N’Djamena, Chad – Chad’s President Idriss Deby is looking to extend his three-decade rule in an election on Sunday, despite mounting calls for political change.
Opposition leaders on Thursday urged their supporters to boycott the poll and called for fresh protests against Deby’s sixth term bid.
“There are those who say a sixth term is too much; I say they’re wrong,” Deby, 68, told a rally in the capital, N’Djamena.
“I’m confident we’re going to win.”
A former military officer, Deby came to power spearheading the rebellion that overthrew longtime military ruler Hissene Habre in 1990. He won elections in 1996 and again in 2001 before pushing through a constitutional change in 2018 that could allow him to stay in power until 2033.
On Sunday, Deby is poised to secure re-election against nine opponents after the Constitutional Court rejected the applications of seven candidates. Three challengers whose files were approved are officially boycotting the vote, although their names are still on the ballot.
“I cannot participate in a poll where the outcome is already known,” said Saleh Kebzabo, the runner-up in the 2016 presidential poll,
Kebzabo and opposition leader Ngarlejy Yorongar pulled out of the race after a violent arrest attempt of another candidate, Yaya Dillo, in late February. The United Nations has called for an investigation after security forces went to arrest Dillo, a former minister in Deby’s government. Dillo and other witnesses said security forces killed the politician’s mother and son and wounded several others. The government has said Dillo’s son was not killed in the raid.
Protests against Deby’s administration have mounted since February with a coalition of NGOs, labour unions and opposition political parties calling for a change in political leadership and an end to social and economic injustices. Authorities have “ruthlessly” responded with crackdowns on protesters, Human Rights Watch said in a report this week.

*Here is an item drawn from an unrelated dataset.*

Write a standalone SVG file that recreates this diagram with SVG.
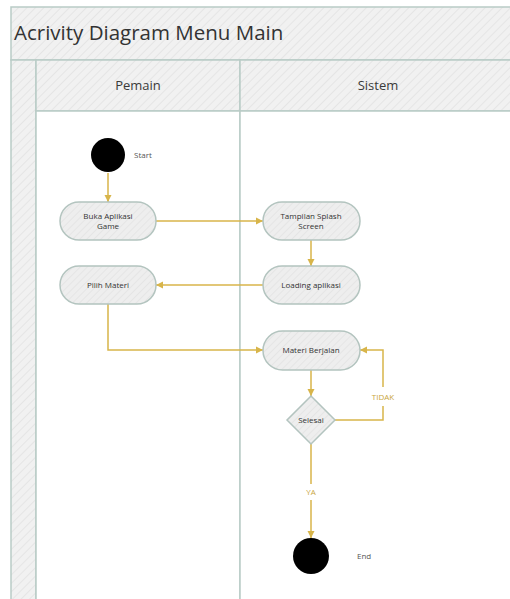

Late on Thursday, the government said it had arrested several opposition politicians accused of planning “terrorist attacks” against the electoral commission’s headquarters and the ransacking of polling stations.

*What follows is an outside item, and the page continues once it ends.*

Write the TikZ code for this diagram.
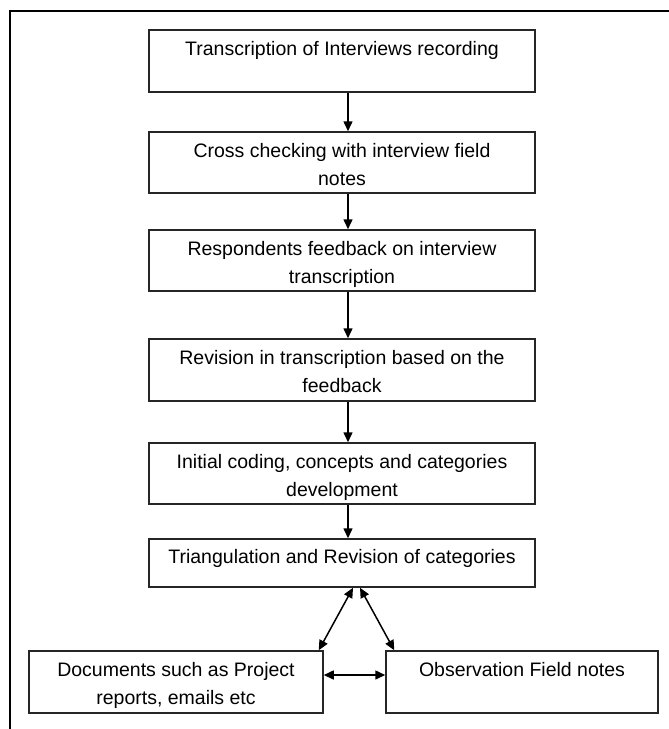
\documentclass[tikz,border=0pt]{standalone}
\usepackage{fontspec}
\setmainfont{Liberation Sans}
\usetikzlibrary{arrows.meta}
\begin{document}
\begin{tikzpicture}[x=1pt,y=-1pt,
  box/.style={draw=black!85, line width=1.5pt, rectangle, inner sep=0pt, minimum width=386pt},
  txt/.style={anchor=north, inner sep=0pt, align=center, font=\fontsize{19.5}{28}\selectfont},
  arr/.style={line width=1.5pt, -{Triangle[length=10pt,width=9pt]}},
  darr/.style={line width=1.5pt, {Triangle[length=10pt,width=9pt]}-{Triangle[length=10pt,width=9pt]}}]
\useasboundingbox (0,0) rectangle (669,729);
\fill[white] (0,0) rectangle (669,729);
% outer frame (top and left only)
\draw[line width=2.5pt] (10,729) -- (10,11) -- (669,11);
% boxes
\node[box, minimum height=62pt] (b1) at (342,61) {};
\node[box, minimum height=61pt] (b2) at (342,162.5) {};
\node[box, minimum height=61pt] (b3) at (342,260.5) {};
\node[box, minimum height=62pt] (b4) at (342,370) {};
\node[box, minimum height=61pt] (b5) at (342,473.5) {};
\node[box, minimum height=48pt] (b6) at (342,563) {};
\node[box, minimum width=294pt, minimum height=62pt] (b7) at (176,682) {};
\node[box, minimum width=272pt, minimum height=62pt] (b8) at (522,682) {};
% texts
\node[txt] (t1) at ([yshift=-12pt]b1.north) {Transcription of Interviews recording};
\node[txt] (t2) at ([yshift=-12pt]b2.north) {Cross checking with interview field\\notes};
\node[txt] (t3) at ([yshift=-12pt]b3.north) {Respondents feedback on interview\\transcription};
\node[txt] (t4) at ([yshift=-12pt]b4.north) {Revision in transcription based on the\\feedback};
\node[txt] (t5) at ([yshift=-12pt]b5.north) {Initial coding, concepts and categories\\development};
\node[txt] (t6) at ([yshift=-11pt]b6.north) {Triangulation and Revision of categories};
\node[txt] (t7) at ([yshift=-12pt]b7.north) {Documents such as Project\\reports, emails etc};
\node[txt] (t8) at ([yshift=-12pt]b8.north) {Observation Field notes};
% connectors
\draw[arr] ([xshift=6pt]b1.south) -- ([xshift=6pt]b2.north);
\draw[arr] ([xshift=6pt]b2.south) -- ([xshift=6pt]b3.north);
\draw[arr] ([xshift=6pt]b3.south) -- ([xshift=6pt]b4.north);
\draw[arr] ([xshift=6pt]b4.south) -- ([xshift=6pt]b5.north);
\draw[arr] ([xshift=6pt]b5.south) -- ([xshift=6pt]b6.north);
\draw[darr] ([xshift=11pt]b6.south) -- ([xshift=-5pt]b7.north east);
\draw[darr] ([xshift=18pt]b6.south) -- ([xshift=9pt]b8.north west);
\draw[darr] ([yshift=7pt]b7.east) -- ([yshift=7pt]b8.west);
\end{tikzpicture}
\end{document}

Chad, despite being a major oil producer, is the third poorest country in the world, according to the UN’s humanitarian development index. It has been hit hard by multiple oil price crashes since 2014, which has led to rising debt levels.
Last year, Chad asked Swiss-based trader Glencore to suspend payments on its oil-for-cash loan. In January, Chad became the first country to ask for debt restructuring under the Group of 20 common framework aiming to gather Chinese and private lenders in a global debt-relief push. Glencore is Chad’s biggest private creditor.

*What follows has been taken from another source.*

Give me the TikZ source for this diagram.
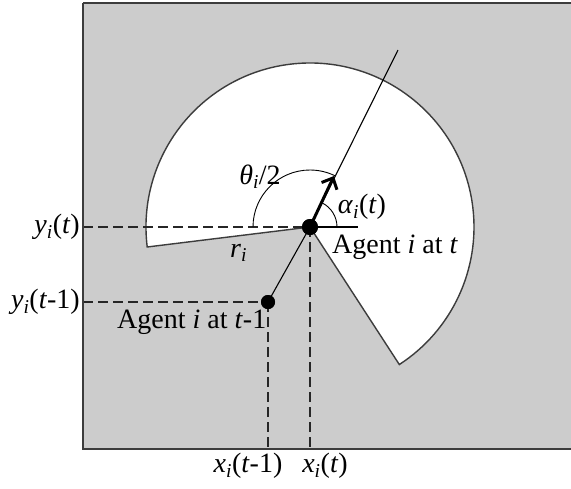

The government in 2020 also settled a debt to Angola in cattle and is looking for another loan with Equatorial Guinea in fresh meat.
Meanwhile, recurrent droughts and the spillovers of a violent armed campaign in neighbouring Niger, Cameroon and Nigeria has brought in half a million refugees.
‘Sixth mandate too much’
Protesters are calling for access to education, healthcare and electricity.
In N’Djamena’s seventh arrondissement, an opposition stronghold, the paved road turns to dirt before reaching the headquarters of Les Transformateurs, the party opposition leader Succes Masra created two years ago.
A generator powers the office from where the 38-year old Harvard-graduate runs the organisation.
Masra picked the name, “the change-makers” roughly in English, because he saw an opportunity for change in Chad with its majority youth population – more than 65 percent of the 17 million population is under the age of 25.
Two years later, his candidacy was rejected because it failed to meet the minimum age of 45 to run for office, effectively discouraging a large portion of Chadians who are under 40 and cannot find work even with a university degree, Masra said.
“At 38, I’m the same age as the president when he took power. If I can’t run for office what message does that send to the youth who’s looking to shape the future of this country?”
But Albert Pahimi Padacke, a former prime minister and one of the candidates in Sunday’s election, said a boycott would only result in “an easy victory” for Deby.
“It’s better to push for change through the ballots,” Padacke said by phone from his southern hometown of Pala, near the Cameroonian border.
Fearing a low voter turnout, supporters of Deby’s ruling Patriotic Salvation Movement are mobilising to try to convince Chadians to pick up their voter cards and vote.
Meanwhile, Kebzabo, the candidate boycotting the vote, pledged to maintain pressure on Deby to step down.
“A sixth mandate is too much, we have to speak up and we will continue to do so.”